The suggested colours for the exterier corsets, were red and violet, with the red version having cording sewn across the upper back, similar to the 1870 version, for added support. However the violet also has a pair of belt cinches, so it may have served as a waist training corset as well. The magazine doesn't detail it's specific purpose, only how to sew it along with the patterns.

This is from a 1913 pattern, for the long Edwardian style corset. Notice the early example of a brassiere used to maintain support, while the corset was used to give the long smooth figure popular from early 1900's to the 1920's. Aka the titanic period to some.
It was and is difficult to sit down in, as well as walking is slow. Unless you enjoy tripping.
This one is equipped with stocking garters, worn with knee high stockings, and was usually made up in white coutil. Closer to the girdle which slowly developed from the 1920's and onward.

This is a 1907 swiss waist style, under the bust corselet. This pattern is unique in that it's the only one I've seen so far, that is quilted. Because it's done up in a decorative fabric, the purpose of this style was to be worn over the dress as a fashion piece, and did not replace the corset itself.

Lastly of the images I intended to share from my own studies, is the Victoria corset. The pattern for this corset is from an 1862 issue, and may be a style worn by the queen. It's a well known fact the queen influenced fashion all through her reign.
Unlike most corsets with gores, this one has the full hip pieces, very similar to Madam Sebille's 1863 patent. In 1904 Emile Savoye invented a similar corset, also with full hip pieces. In her patent she describes it as "conformable to each body whatever may be the form and size of the persons." and "obtaining an agreeable appearance."

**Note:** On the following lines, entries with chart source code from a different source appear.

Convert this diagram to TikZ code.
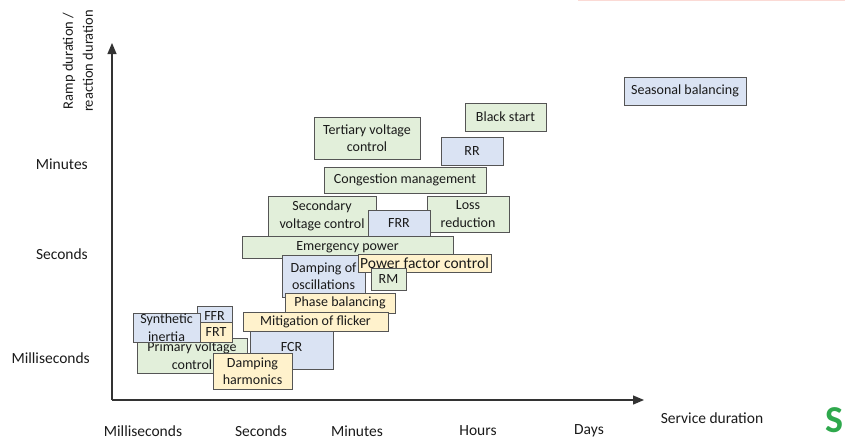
\documentclass[tikz,border=0pt]{standalone}
\usepackage{fontspec}
\setmainfont{Carlito}
\usetikzlibrary{arrows.meta}
\definecolor{gfill}{HTML}{E2EFDA}
\definecolor{bfill}{HTML}{DAE3F3}
\definecolor{yfill}{HTML}{FFF2CC}
\definecolor{bord}{HTML}{555555}
\definecolor{txt}{HTML}{1A1A1A}
\definecolor{sgreen}{HTML}{2EA84C}
\definecolor{pinkline}{HTML}{FBDAD5}
\tikzset{
  svc/.style={draw=bord, line width=1pt, inner sep=0pt, align=center, text=txt,
    font=\fontsize{14}{17.5}\selectfont},
  gbox/.style={svc, fill=gfill},
  bbox/.style={svc, fill=bfill},
  ybox/.style={svc, fill=yfill},
  lab/.style={text=txt, font=\fontsize{15.5}{18}\selectfont, inner sep=0pt},
  axis/.style={draw=black!80, line width=1.2pt, -{Triangle[length=11pt,width=9pt]}}
}
\begin{document}
\begin{tikzpicture}[x=1pt,y=-1pt]
\useasboundingbox (0,0) rectangle (845,442);
\draw[pinkline, line width=1.2pt] (578,0.8) -- (845,0.8);
% axes
\coordinate (o) at (112,400);
\coordinate (ytop) at (112,43);
\coordinate (xend) at (644,400);
\draw[axis] (o) -- (ytop);
\draw[axis] (o) -- (xend);
% axis titles
\node[lab, rotate=90, align=center, font=\fontsize{14.5}{20}\selectfont] (ytitle) at (78,61) {Ramp duration /\\reaction duration};
\node[lab] (xtitle) at (712,418) {Service duration};
% y ticks
\node[lab, anchor=east] (ymin) at (88,164) {Minutes};
\node[lab, anchor=east] (ysec) at (88,254) {Seconds};
\node[lab, anchor=east] (yms) at (90,358) {Milliseconds};
% x ticks
\node[lab] (xms) at (143,431) {Milliseconds};
\node[lab] (xsec) at (261,431) {Seconds};
\node[lab] (xmin) at (357,431) {Minutes};
\node[lab] (xh) at (478,431) {Hours};
\node[lab] (xd) at (589,431) {Days};
% boxes (back to front)
\node[bbox, minimum width=122, minimum height=28] (seas) at (685,91) {Seasonal balancing};
\node[gbox, minimum width=81, minimum height=28] (black) at (505.5,117) {Black start};
\node[gbox, minimum width=106, minimum height=42] (tert) at (367,138) {Tertiary voltage\\control};
\node[bbox, minimum width=62, minimum height=28] (rr) at (472,151) {RR};
\node[gbox, minimum width=162, minimum height=26] (cong) at (405,180) {Congestion management};
\node[gbox, minimum width=108, minimum height=40] (sec) at (322,216) {Secondary\\voltage control};
\node[gbox, minimum width=82, minimum height=36] (loss) at (468,214) {Loss\\reduction};
\node[bbox, minimum width=62, minimum height=27] (frr) at (399,223.5) {FRR};
\node[gbox, minimum width=211, minimum height=22] (emer) at (347.5,247) {Emergency power};
\node[bbox, minimum width=83, minimum height=42] (dosc) at (323.5,276) {Damping of\\oscillations};
\node[ybox, minimum width=133, minimum height=18, font=\fontsize{15.5}{17}\selectfont] (pfc) at (424.5,263) {Power factor control};
\node[gbox, minimum width=35, minimum height=22] (rm) at (388.5,279) {RM};
\node[ybox, minimum width=110, minimum height=20] (phase) at (340,303) {Phase balancing};
\node[bbox, minimum width=83, minimum height=44] (fcr) at (291.5,347) {FCR};
\node[ybox, minimum width=145, minimum height=19] (flick) at (315.5,321.5) {Mitigation of flicker};
\node[bbox, minimum width=35, minimum height=20] (ffr) at (214.5,316) {FFR};
\node[gbox, minimum width=110, minimum height=35] (prim) at (192,355.5) {Primary voltage\\control};
\node[bbox, minimum width=67, minimum height=29] (synth) at (166.5,327.5) {Synthetic\\inertia};
\node[ybox, minimum width=32, minimum height=20] (frt) at (216,332) {FRT};
\node[ybox, minimum width=79, minimum height=36] (dharm) at (252.5,371) {Damping\\harmonics};
% cropped logo letter
\node[text=sgreen, font=\fontsize{38}{38}\selectfont\bfseries, inner sep=0pt, anchor=east] (logo) at (844,420) {S};
\end{tikzpicture}
\end{document}
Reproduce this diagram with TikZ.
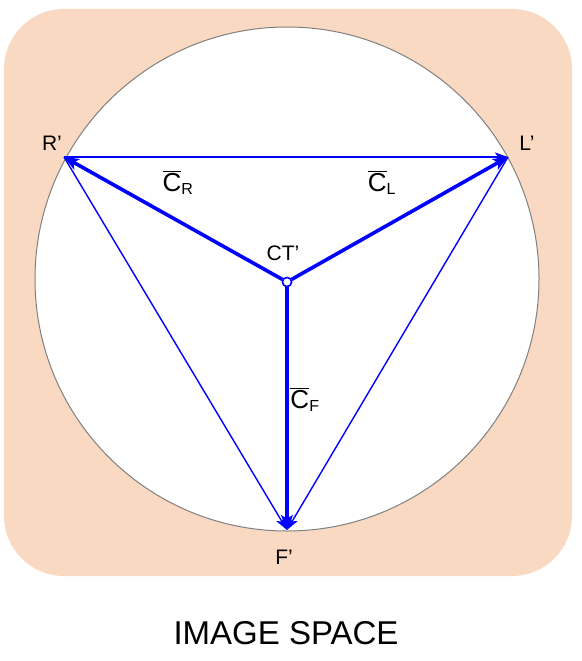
\documentclass[tikz,border=0pt]{standalone}
\usepackage{fontspec}
\setmainfont{Liberation Sans}
\usetikzlibrary{arrows.meta}
\definecolor{peach}{RGB}{249,217,194}
\newcommand{\cvec}[1]{$\overline{\hbox{C}}_{\hbox{\fontsize{16}{16}\selectfont #1}}$}

\begin{document}
\begin{tikzpicture}[x=1pt,y=-1pt,
  thin arrow/.style={-{Stealth[length=13pt,width=9pt,inset=3pt]},blue,line width=1.4pt},
  thick arrow/.style={-{Stealth[length=15pt,width=12pt,inset=4pt]},blue,line width=3.6pt},
  pt label/.style={font=\fontsize{21}{21}\selectfont},
  vec label/.style={font=\fontsize{26}{26}\selectfont},
  centre node/.style={circle,draw=blue,fill=white,line width=1.5pt,inner sep=0pt,minimum size=9pt}]
  \useasboundingbox (0,0) rectangle (581,661);
  \fill[peach,rounded corners=60pt] (4,9) rectangle (572,576);
  \filldraw[fill=white,draw=gray,line width=1pt] (287,279) circle (252);
  % points on the circle
  \coordinate (R) at (64,157);
  \coordinate (L) at (508,157);
  \coordinate (F) at (287,530);
  \node[centre node] (CT) at (287,282) {};
  % sides of the triangle
  \draw[thin arrow] (R) -- (L);
  \draw[thin arrow] (R) -- (F);
  \draw[thin arrow] (L) -- (F);
  % vectors from the centre
  \draw[thick arrow] (CT) -- (R);
  \draw[thick arrow] (CT) -- (L);
  \draw[thick arrow] (CT) -- (F);
  \node[centre node] at (CT) {};
  % labels
  \node[pt label] (Rlab) at (52,143) {R'};
  \node[pt label] (Llab) at (527,143) {L'};
  \node[pt label] (Flab) at (284,557) {F'};
  \node[pt label] (CTlab) at (283,253) {CT'};
  \node[vec label] (CRlab) at (178,183) {\cvec{R}};
  \node[vec label] (CLlab) at (382,183) {\cvec{L}};
  \node[vec label] (CFlab) at (305,400) {\cvec{F}};
  \node[font=\fontsize{33}{33}\selectfont] (title) at (286,633) {IMAGE SPACE};
\end{tikzpicture}
\end{document}
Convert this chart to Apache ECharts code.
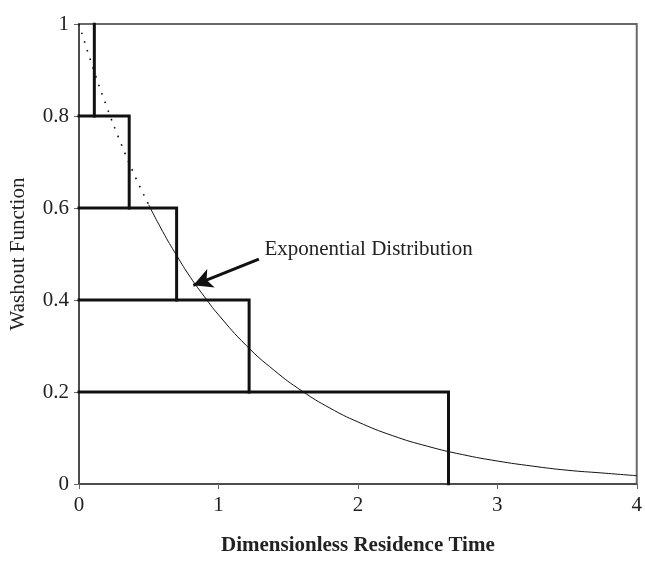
<!DOCTYPE html>
<html>
<head>
<meta charset="utf-8">
<script src="https://cdn.jsdelivr.net/npm/echarts@6/dist/echarts.min.js"></script>
<style>html,body{margin:0;padding:0;background:#fff;}#c{width:645px;height:561px;}</style>
</head>
<body>
<div id="c"></div>
<script>
// Step (discretised) washout levels and the times at which each level drops
const stepLevels = [1, 0.8, 0.6, 0.4, 0.2, 0];
const stepTimes = [0.11, 0.36, 0.70, 1.22, 2.65];

// Exponential distribution curve
const curveT = [0, 0.1, 0.2, 0.3, 0.4, 0.5, 0.6, 0.7, 0.8, 0.9, 1.0, 1.2, 1.4, 1.6, 1.8, 2.0, 2.25, 2.5, 2.75, 3.0, 3.25, 3.5, 3.75, 4.0];
const curveW = [1, 0.905, 0.819, 0.741, 0.670, 0.607, 0.549, 0.497, 0.449, 0.407, 0.368, 0.301, 0.247, 0.202, 0.165, 0.135, 0.105, 0.082, 0.064, 0.050, 0.039, 0.030, 0.024, 0.018];
const dottedUntil = 0.5;

const xTicks = ['0', '1', '2', '3', '4'];
const yTicks = ['0', '0.2', '0.4', '0.6', '0.8', '1'];

const annotationText = 'Exponential Distribution';
const xTitle = 'Dimensionless Residence Time';
const yTitle = 'Washout Function';

const FONT = '"Liberation Serif", "Times New Roman", serif';

const chart = echarts.init(document.getElementById('c'), null, {renderer: 'canvas'});

const dottedData = [], solidData = [];
curveT.forEach((t, i) => {
  if (t <= dottedUntil) dottedData.push([t, curveW[i]]);
  if (t >= dottedUntil) solidData.push([t, curveW[i]]);
});

const stepSeries = stepTimes.map((t, i) => {
  const data = i === 0
    ? [[t, stepLevels[0]], [t, stepLevels[1]]]
    : [[0, stepLevels[i]], [t, stepLevels[i]], [t, stepLevels[i + 1]]];
  return {
    type: 'line', data, symbol: 'none', silent: true, z: 5,
    lineStyle: {color: '#111', width: 3, cap: 'square', join: 'miter'}
  };
});

chart.setOption({
  animation: false,
  backgroundColor: '#fff',
  grid: {left: 78, right: 3, top: 24, bottom: 75, show: true, borderColor: '#6a6a6a', borderWidth: 2},
  xAxis: {
    type: 'value', min: 0, max: 4, interval: 1,
    name: xTitle, nameLocation: 'middle', nameGap: 51,
    nameTextStyle: {fontFamily: FONT, fontSize: 21, fontWeight: 'bold', color: '#222'},
    axisLine: {show: true, lineStyle: {color: '#444', width: 1.5}},
    axisTick: {show: true, length: 5, lineStyle: {color: '#666'}},
    axisLabel: {margin: 11, fontFamily: FONT, fontSize: 21, color: '#222',
      formatter: v => xTicks[Math.round(v)]},
    splitLine: {show: false}
  },
  yAxis: {
    type: 'value', min: 0, max: 1, interval: 0.2,
    name: yTitle, nameLocation: 'middle', nameGap: 50,
    nameTextStyle: {fontFamily: FONT, fontSize: 21, color: '#222'},
    axisLine: {show: true, lineStyle: {color: '#444', width: 1.5}},
    axisTick: {show: true, length: 5, lineStyle: {color: '#666'}},
    axisLabel: {margin: 10, fontFamily: FONT, fontSize: 21, color: '#222',
      formatter: v => yTicks[Math.round(v * 5)]},
    splitLine: {show: false}
  },
  series: [
    {type: 'line', data: dottedData, smooth: true, symbol: 'none', silent: true, z: 3,
      lineStyle: {color: '#111', width: 1.6, type: [1.6, 7.5]}},
    {type: 'line', data: solidData, smooth: true, symbol: 'none', silent: true, z: 3,
      lineStyle: {color: '#111', width: 1}},
    ...stepSeries,
    {type: 'line', data: [], silent: true,
      markLine: {
        silent: true, symbol: ['none', 'arrow'], symbolSize: [15, 19],
        lineStyle: {color: '#111', width: 3, type: 'solid'},
        label: {show: false},
        data: [[{coord: [1.29, 0.489]}, {coord: [0.82, 0.432]}]]
      }}
  ]
});

const p = chart.convertToPixel({gridIndex: 0}, [1.33, 0.51]);
chart.setOption({
  graphic: [{
    type: 'text', x: p[0], y: p[1],
    style: {text: annotationText, fontFamily: FONT, fontSize: 21, fill: '#222',
      textAlign: 'left', textVerticalAlign: 'middle'}
  }]
});
</script>
</body>
</html>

If you enjoy looking at vintage corsets themselves, you really must see the image links collected at Demode, and Lara's corset museum, from Lara Corsets. I wasn't able to find a good vintage pattern for the nursing corset yet, but she has one on display. Which is a great help to anyone trying to figure out how to convert a corset for this purpose.
And very last of the links I'll share for now, one of the most extensive corset lists I've come across, for further research and study. The Great Corsetry Links.


Anonymous said...

This is awesome... I wish I could try out some of these

Julie said...

I realize this is an old post, but just to let you know; "souffrante" is an old French euphemism for "pregnant". The 1901 image is a maternity corset (which sounds like an awfully uncomfortable idea!), hence the adjustable belly section and extra length in front. If you look closely, it seems to also have buttoned flaps on the bust section, for use as a nursing corset after birth. Hard to believe the magazine wanted women to make up such a complicated pattern at home; I wonder how many were successful!